In a way, that experience prepared Broyles for the tough months ahead, and has him optimistic he'll be back and even better in 2013.
"I definitely know where I need to be in Week 4, Week 8, Week 12 and things like that," he told Detroitlions.com right before an autograph session at WXYT-FM's SportsFest Saturday.
"I'm still in the pool and getting stronger every day. I have a lot more time around (Allen Park) this year to prepare myself for the season. I'm taking it step by step and enjoying the process, really."
When Broyles tore his left ACL at Oklahoma his senior season, he didn't become a Lion until he was five months into his rehab. This time around, he's had the benefit of a NFL-caliber training and rehabilitation center at his disposal from the outset and has been under the close watch of team doctors and trainers.

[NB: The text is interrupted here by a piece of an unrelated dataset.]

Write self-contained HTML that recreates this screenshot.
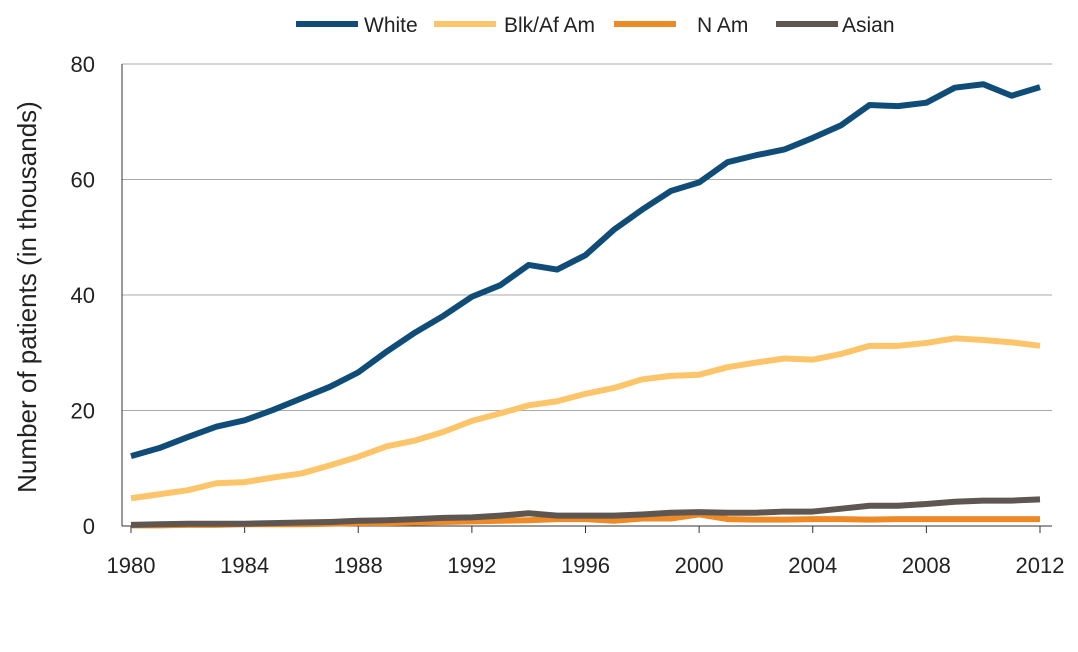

Broyles said when finally got back to 100 percent healthy on his left knee about a month into the 2012 season, it actually felt stronger than it did before.
In fact, a lot of athletes who have gone through modern reconstructive ACL surgery tell a similar story. The knee actually feels stronger and more stable once the muscle around it is built up.
"I could definitely tell there was more stability (in my left knee) and my right one feels just the same," Broyles said. "I have to continue to build the muscle around the joint to keep it safe, but it's sturdier than the one I was born with."
Broyles suffered the ACL tear to his right knee against the Colts Dec. 2. His surgery occured two weeks later than it did when his tore the left ACL at Oklahoma, but he says he's right on pace with where he needs to be to get back for the start of the season.
Vikings running back Adrian Peterson is the poster boy for ACL recoveries.
He had reconstructive ACL surgery in late December of 2011 – three weeks later than Broyles had his surgery this year – and was able to start Week 1 of the 2012 season and came nine yards short of breaking the NFL's single-season rushing record.
With the Lions able to monitor Broyles' progress every step of the way this time around - like the Vikings were able to do with Peterson – Broyles is hopeful for the same kind of recovery.
He thinks he'll come back stronger than he's ever been with his new knees.
The Lions are hopeful for the same outcome.